-- Start Given data --
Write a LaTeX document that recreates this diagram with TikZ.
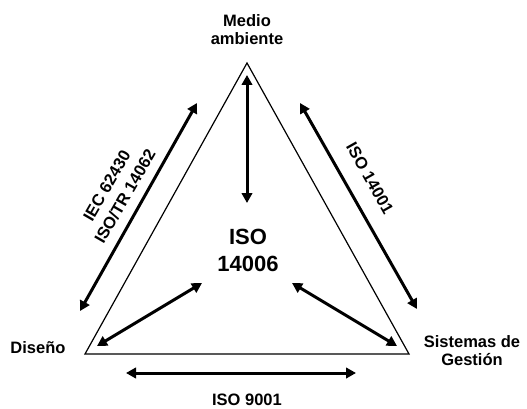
\documentclass[tikz,border=0pt]{standalone}
\usepackage{fontspec}
\setmainfont{Liberation Sans}
\usetikzlibrary{arrows.meta}

\begin{document}
\begin{tikzpicture}[x=1pt, y=-1pt,
        every node/.style={font=\bfseries\fontsize{16.5}{18}\selectfont, align=center, inner sep=0pt},
        link/.style={{Triangle[length=10pt,width=10.5pt]}-{Triangle[length=10pt,width=10.5pt]}, line width=3pt},
        norm/.style={font=\bfseries\fontsize{16.5}{21}\selectfont}
    ]
    \useasboundingbox (0,0) rectangle (527,409);

    % triangle corners
    \coordinate (top) at (247,63);
    \coordinate (left) at (85,354);
    \coordinate (right) at (409,354);
    \draw[line width=1.2pt] (top) -- (left) -- (right) -- cycle;

    \node (medio) at (247,30) {Medio\\ambiente};
    \node (diseno) at (38,348) {Diseño};
    \node (gestion) at (472,351) {Sistemas de\\Gestión};
    \node[font=\bfseries\fontsize{22}{27}\selectfont] (iso) at (248,250.5) {ISO\\14006};

    % arrow ends
    \coordinate (a1) at (247,75);   \coordinate (b1) at (247,203);
    \coordinate (a2) at (80,311);   \coordinate (b2) at (197,103);
    \coordinate (a3) at (300,103);  \coordinate (b3) at (417,309);
    \coordinate (a4) at (97,346);   \coordinate (b4) at (202,283);
    \coordinate (a5) at (292,283);  \coordinate (b5) at (397,346);
    \coordinate (a6) at (126,373);  \coordinate (b6) at (356,373);

    \draw[link] (a1) -- (b1);
    \draw[link] (a2) -- (b2);
    \draw[link] (a3) -- (b3);
    \draw[link] (a4) -- (b4);
    \draw[link] (a5) -- (b5);
    \draw[link] (a6) -- (b6);

    \node[norm, rotate=60] (iec) at (116,191) {IEC 62430\\ISO/TR 14062};
    \node[norm, rotate=-60.6] (iso14001) at (370,178) {ISO 14001};
    \node[norm] (iso9001) at (247,400) {ISO 9001};
\end{tikzpicture}
\end{document}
-- End Given data --
- **Written exercise**:
Repeat the material verbatim. Do not carry over any picture.

- **The output**:
Write a LaTeX document that recreates this diagram with TikZ.
\documentclass[tikz,border=0pt]{standalone}
\usepackage{fontspec}
\setmainfont{Liberation Sans}
\usetikzlibrary{arrows.meta}

\begin{document}
\begin{tikzpicture}[x=1pt, y=-1pt,
        every node/.style={font=\bfseries\fontsize{16.5}{18}\selectfont, align=center, inner sep=0pt},
        link/.style={{Triangle[length=10pt,width=10.5pt]}-{Triangle[length=10pt,width=10.5pt]}, line width=3pt},
        norm/.style={font=\bfseries\fontsize{16.5}{21}\selectfont}
    ]
    \useasboundingbox (0,0) rectangle (527,409);

    % triangle corners
    \coordinate (top) at (247,63);
    \coordinate (left) at (85,354);
    \coordinate (right) at (409,354);
    \draw[line width=1.2pt] (top) -- (left) -- (right) -- cycle;

    \node (medio) at (247,30) {Medio\\ambiente};
    \node (diseno) at (38,348) {Diseño};
    \node (gestion) at (472,351) {Sistemas de\\Gestión};
    \node[font=\bfseries\fontsize{22}{27}\selectfont] (iso) at (248,250.5) {ISO\\14006};

    % arrow ends
    \coordinate (a1) at (247,75);   \coordinate (b1) at (247,203);
    \coordinate (a2) at (80,311);   \coordinate (b2) at (197,103);
    \coordinate (a3) at (300,103);  \coordinate (b3) at (417,309);
    \coordinate (a4) at (97,346);   \coordinate (b4) at (202,283);
    \coordinate (a5) at (292,283);  \coordinate (b5) at (397,346);
    \coordinate (a6) at (126,373);  \coordinate (b6) at (356,373);

    \draw[link] (a1) -- (b1);
    \draw[link] (a2) -- (b2);
    \draw[link] (a3) -- (b3);
    \draw[link] (a4) -- (b4);
    \draw[link] (a5) -- (b5);
    \draw[link] (a6) -- (b6);

    \node[norm, rotate=60] (iec) at (116,191) {IEC 62430\\ISO/TR 14062};
    \node[norm, rotate=-60.6] (iso14001) at (370,178) {ISO 14001};
    \node[norm] (iso9001) at (247,400) {ISO 9001};
\end{tikzpicture}
\end{document}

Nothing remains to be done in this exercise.